• _What is required_
Starting at the line that contains "Rebuild this chart" and stopping at the line that contains "overflow_b = [1.0, -15.7, -15.5, -13.6, -11.9, -9.7, -7.5, -5.4]", repeat every line exactly, the two end lines included, and nothing else.

• _Entries shown_
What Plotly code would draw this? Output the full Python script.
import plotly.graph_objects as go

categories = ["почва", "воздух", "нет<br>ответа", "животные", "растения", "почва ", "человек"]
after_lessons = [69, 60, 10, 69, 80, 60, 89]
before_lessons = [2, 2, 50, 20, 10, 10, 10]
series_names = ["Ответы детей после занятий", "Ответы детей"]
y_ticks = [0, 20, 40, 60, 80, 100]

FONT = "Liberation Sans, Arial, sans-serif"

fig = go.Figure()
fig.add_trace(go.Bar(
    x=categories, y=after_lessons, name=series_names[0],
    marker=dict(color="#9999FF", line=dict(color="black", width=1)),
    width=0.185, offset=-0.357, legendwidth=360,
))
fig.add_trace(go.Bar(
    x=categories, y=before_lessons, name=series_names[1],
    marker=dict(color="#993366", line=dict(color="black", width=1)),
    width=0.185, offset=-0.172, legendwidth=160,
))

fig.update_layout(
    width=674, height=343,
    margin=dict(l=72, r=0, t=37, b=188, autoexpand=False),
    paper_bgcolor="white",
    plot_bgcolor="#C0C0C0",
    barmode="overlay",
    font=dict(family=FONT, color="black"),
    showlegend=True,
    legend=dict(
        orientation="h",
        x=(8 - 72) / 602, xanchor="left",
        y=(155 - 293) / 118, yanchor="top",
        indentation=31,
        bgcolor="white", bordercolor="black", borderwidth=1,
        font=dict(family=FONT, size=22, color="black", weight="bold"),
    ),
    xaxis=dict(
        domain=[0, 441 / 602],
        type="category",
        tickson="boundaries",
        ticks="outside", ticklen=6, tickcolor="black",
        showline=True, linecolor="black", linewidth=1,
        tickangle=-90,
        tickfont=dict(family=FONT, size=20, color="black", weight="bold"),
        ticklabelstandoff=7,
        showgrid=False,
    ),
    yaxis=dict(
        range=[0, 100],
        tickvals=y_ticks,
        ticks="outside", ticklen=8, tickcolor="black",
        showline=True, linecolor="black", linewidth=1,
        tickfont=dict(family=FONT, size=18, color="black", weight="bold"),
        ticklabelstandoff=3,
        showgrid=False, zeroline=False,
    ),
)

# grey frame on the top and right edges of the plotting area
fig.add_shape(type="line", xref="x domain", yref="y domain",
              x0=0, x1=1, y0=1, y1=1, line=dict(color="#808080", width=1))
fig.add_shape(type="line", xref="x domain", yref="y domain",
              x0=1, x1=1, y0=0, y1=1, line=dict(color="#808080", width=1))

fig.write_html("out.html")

--

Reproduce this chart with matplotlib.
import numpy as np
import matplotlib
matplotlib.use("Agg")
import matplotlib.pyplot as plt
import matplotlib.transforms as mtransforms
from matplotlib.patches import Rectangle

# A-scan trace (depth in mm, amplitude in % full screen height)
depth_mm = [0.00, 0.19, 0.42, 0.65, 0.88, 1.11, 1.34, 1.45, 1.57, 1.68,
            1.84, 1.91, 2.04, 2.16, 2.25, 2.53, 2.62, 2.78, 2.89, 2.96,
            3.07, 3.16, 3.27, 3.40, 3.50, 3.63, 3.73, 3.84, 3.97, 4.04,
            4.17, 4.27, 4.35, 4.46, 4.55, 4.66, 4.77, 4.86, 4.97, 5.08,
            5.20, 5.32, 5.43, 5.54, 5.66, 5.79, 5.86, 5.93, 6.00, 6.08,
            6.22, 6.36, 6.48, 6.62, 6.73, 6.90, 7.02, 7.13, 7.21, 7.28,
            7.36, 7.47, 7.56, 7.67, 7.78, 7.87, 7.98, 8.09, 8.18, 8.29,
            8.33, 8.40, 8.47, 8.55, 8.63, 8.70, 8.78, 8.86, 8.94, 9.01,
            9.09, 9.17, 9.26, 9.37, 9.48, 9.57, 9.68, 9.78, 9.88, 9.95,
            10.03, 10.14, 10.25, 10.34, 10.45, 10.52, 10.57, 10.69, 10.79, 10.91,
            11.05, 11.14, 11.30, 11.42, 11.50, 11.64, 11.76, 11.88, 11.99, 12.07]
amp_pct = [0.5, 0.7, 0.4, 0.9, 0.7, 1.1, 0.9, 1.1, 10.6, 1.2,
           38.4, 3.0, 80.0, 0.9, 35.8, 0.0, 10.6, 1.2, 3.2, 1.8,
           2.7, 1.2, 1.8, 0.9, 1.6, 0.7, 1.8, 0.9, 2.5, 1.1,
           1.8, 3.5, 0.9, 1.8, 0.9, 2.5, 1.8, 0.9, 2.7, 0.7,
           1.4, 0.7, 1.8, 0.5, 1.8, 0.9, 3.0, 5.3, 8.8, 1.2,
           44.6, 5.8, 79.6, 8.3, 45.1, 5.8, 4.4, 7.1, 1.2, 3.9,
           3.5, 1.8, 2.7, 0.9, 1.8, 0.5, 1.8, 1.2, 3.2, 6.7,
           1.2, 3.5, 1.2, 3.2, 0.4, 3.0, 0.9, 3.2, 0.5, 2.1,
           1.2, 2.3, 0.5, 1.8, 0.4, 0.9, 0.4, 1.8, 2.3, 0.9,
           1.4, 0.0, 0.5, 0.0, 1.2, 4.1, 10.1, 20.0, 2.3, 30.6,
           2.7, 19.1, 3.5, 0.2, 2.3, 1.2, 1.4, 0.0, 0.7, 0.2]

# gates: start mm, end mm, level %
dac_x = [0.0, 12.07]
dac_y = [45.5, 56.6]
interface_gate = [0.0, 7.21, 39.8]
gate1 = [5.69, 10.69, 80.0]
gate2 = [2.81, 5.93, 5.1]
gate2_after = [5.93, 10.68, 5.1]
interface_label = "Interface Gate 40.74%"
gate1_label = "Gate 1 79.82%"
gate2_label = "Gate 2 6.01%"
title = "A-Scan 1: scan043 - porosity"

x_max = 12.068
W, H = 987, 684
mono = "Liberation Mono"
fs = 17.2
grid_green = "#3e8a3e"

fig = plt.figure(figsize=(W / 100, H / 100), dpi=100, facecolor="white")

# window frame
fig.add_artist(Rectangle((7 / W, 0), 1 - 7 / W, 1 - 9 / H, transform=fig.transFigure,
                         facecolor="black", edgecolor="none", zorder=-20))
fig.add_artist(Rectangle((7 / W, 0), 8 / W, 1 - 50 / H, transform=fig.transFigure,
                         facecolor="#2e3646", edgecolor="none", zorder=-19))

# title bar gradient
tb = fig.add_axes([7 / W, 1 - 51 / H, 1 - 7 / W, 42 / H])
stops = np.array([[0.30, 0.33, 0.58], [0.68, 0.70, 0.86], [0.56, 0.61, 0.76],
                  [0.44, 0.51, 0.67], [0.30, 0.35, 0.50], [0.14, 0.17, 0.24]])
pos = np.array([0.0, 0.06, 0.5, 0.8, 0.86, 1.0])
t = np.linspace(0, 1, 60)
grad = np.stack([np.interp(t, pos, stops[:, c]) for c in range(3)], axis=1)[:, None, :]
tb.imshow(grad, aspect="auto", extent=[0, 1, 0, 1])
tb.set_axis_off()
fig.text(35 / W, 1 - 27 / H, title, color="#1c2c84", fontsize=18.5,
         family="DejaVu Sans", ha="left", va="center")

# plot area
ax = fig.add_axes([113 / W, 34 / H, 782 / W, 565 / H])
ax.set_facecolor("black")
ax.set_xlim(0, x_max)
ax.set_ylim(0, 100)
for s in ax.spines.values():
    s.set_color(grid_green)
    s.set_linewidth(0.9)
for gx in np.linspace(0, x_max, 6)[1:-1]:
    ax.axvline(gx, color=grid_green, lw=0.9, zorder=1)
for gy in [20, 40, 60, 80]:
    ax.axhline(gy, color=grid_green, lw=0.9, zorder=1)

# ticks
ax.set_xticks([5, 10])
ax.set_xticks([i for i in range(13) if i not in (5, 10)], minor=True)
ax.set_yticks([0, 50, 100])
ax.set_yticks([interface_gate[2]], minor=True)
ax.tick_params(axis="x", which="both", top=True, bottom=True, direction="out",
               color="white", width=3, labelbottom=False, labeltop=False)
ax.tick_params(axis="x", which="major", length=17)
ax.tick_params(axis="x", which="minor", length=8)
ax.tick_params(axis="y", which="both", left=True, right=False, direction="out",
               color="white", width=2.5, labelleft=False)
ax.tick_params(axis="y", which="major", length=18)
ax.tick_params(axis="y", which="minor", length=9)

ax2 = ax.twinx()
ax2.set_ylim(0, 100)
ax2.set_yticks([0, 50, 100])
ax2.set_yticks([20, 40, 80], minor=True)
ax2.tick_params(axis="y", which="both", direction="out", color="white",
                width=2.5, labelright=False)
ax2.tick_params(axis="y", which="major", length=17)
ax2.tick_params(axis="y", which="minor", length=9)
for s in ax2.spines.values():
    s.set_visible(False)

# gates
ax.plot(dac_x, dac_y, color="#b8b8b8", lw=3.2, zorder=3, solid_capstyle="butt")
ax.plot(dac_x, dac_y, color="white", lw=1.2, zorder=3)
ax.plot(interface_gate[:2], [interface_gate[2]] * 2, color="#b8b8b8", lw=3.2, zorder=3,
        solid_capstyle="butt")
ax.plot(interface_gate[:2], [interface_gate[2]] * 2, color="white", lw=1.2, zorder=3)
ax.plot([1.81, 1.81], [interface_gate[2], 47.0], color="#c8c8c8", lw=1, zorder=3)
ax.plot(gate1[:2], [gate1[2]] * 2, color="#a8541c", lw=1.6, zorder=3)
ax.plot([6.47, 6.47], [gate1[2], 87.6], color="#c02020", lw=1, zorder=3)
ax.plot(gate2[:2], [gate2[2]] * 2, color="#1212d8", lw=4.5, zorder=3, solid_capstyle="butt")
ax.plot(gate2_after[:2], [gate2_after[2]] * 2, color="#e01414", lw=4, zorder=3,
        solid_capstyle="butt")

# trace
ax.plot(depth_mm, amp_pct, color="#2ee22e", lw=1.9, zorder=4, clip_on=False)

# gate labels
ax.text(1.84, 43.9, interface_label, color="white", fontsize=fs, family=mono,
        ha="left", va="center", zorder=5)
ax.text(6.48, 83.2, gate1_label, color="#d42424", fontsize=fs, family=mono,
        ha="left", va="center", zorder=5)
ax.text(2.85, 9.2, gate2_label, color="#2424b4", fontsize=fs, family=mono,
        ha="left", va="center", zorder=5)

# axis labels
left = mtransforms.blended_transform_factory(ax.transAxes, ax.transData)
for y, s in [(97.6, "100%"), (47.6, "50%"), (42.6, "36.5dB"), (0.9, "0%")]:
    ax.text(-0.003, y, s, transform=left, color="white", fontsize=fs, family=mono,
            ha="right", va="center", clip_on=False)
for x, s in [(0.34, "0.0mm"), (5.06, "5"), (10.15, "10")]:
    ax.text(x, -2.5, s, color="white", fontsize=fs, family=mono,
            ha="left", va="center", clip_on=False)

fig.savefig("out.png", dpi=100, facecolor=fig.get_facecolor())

...

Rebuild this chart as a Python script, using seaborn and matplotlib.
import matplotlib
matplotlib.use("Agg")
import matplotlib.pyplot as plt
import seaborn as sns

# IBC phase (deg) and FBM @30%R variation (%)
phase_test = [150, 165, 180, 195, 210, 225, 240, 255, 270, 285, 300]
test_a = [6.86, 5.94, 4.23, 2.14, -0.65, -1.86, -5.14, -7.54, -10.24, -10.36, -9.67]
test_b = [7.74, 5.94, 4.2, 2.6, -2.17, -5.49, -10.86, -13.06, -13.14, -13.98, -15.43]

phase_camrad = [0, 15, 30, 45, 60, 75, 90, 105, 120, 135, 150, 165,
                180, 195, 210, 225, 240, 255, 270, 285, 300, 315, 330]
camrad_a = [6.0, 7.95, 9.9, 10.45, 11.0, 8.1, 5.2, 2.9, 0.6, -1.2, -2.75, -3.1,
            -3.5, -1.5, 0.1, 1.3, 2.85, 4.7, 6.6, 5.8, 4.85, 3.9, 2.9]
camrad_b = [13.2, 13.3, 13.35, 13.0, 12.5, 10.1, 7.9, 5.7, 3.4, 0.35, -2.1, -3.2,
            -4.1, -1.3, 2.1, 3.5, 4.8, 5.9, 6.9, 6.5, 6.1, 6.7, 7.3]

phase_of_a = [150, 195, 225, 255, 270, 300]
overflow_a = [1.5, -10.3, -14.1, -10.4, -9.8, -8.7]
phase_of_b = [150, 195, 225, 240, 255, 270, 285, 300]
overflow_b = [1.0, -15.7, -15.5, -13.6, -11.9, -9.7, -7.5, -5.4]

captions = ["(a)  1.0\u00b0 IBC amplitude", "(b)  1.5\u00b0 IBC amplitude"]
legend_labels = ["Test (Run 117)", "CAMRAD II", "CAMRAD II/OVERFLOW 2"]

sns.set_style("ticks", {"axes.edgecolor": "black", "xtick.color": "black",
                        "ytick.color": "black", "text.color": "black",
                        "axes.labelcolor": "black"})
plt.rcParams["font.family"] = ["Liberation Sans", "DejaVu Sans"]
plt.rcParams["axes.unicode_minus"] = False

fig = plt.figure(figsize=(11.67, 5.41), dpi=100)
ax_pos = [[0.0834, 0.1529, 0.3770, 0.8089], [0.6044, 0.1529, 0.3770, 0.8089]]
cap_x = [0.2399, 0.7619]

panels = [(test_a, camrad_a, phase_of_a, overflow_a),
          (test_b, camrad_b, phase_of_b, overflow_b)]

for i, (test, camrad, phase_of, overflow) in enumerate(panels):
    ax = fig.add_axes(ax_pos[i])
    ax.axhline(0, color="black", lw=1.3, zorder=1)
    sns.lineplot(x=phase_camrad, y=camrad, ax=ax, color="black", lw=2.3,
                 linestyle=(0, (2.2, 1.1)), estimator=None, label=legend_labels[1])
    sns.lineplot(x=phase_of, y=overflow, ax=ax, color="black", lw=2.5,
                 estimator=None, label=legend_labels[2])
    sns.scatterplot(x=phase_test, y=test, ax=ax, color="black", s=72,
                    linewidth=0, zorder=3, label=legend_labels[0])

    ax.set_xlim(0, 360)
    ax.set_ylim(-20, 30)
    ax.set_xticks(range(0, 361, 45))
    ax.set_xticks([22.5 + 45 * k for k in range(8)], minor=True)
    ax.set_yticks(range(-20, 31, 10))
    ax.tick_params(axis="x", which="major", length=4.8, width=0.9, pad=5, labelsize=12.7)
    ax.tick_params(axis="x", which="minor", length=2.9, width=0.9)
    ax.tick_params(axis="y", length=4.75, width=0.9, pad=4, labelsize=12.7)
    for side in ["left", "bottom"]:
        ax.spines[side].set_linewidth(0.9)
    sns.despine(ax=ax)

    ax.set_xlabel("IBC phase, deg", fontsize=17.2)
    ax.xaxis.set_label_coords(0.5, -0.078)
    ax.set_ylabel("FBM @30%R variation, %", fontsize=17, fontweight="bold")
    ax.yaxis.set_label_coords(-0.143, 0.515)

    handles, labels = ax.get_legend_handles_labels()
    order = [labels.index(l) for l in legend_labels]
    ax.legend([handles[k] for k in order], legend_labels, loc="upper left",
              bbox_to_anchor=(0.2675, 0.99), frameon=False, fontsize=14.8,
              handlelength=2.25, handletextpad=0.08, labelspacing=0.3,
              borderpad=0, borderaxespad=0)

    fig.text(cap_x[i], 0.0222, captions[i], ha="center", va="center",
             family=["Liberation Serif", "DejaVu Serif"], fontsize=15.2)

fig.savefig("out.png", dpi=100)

• _Result for this task_
Rebuild this chart as a Python script, using seaborn and matplotlib.
import matplotlib
matplotlib.use("Agg")
import matplotlib.pyplot as plt
import seaborn as sns

# IBC phase (deg) and FBM @30%R variation (%)
phase_test = [150, 165, 180, 195, 210, 225, 240, 255, 270, 285, 300]
test_a = [6.86, 5.94, 4.23, 2.14, -0.65, -1.86, -5.14, -7.54, -10.24, -10.36, -9.67]
test_b = [7.74, 5.94, 4.2, 2.6, -2.17, -5.49, -10.86, -13.06, -13.14, -13.98, -15.43]

phase_camrad = [0, 15, 30, 45, 60, 75, 90, 105, 120, 135, 150, 165,
                180, 195, 210, 225, 240, 255, 270, 285, 300, 315, 330]
camrad_a = [6.0, 7.95, 9.9, 10.45, 11.0, 8.1, 5.2, 2.9, 0.6, -1.2, -2.75, -3.1,
            -3.5, -1.5, 0.1, 1.3, 2.85, 4.7, 6.6, 5.8, 4.85, 3.9, 2.9]
camrad_b = [13.2, 13.3, 13.35, 13.0, 12.5, 10.1, 7.9, 5.7, 3.4, 0.35, -2.1, -3.2,
            -4.1, -1.3, 2.1, 3.5, 4.8, 5.9, 6.9, 6.5, 6.1, 6.7, 7.3]

phase_of_a = [150, 195, 225, 255, 270, 300]
overflow_a = [1.5, -10.3, -14.1, -10.4, -9.8, -8.7]
phase_of_b = [150, 195, 225, 240, 255, 270, 285, 300]
overflow_b = [1.0, -15.7, -15.5, -13.6, -11.9, -9.7, -7.5, -5.4]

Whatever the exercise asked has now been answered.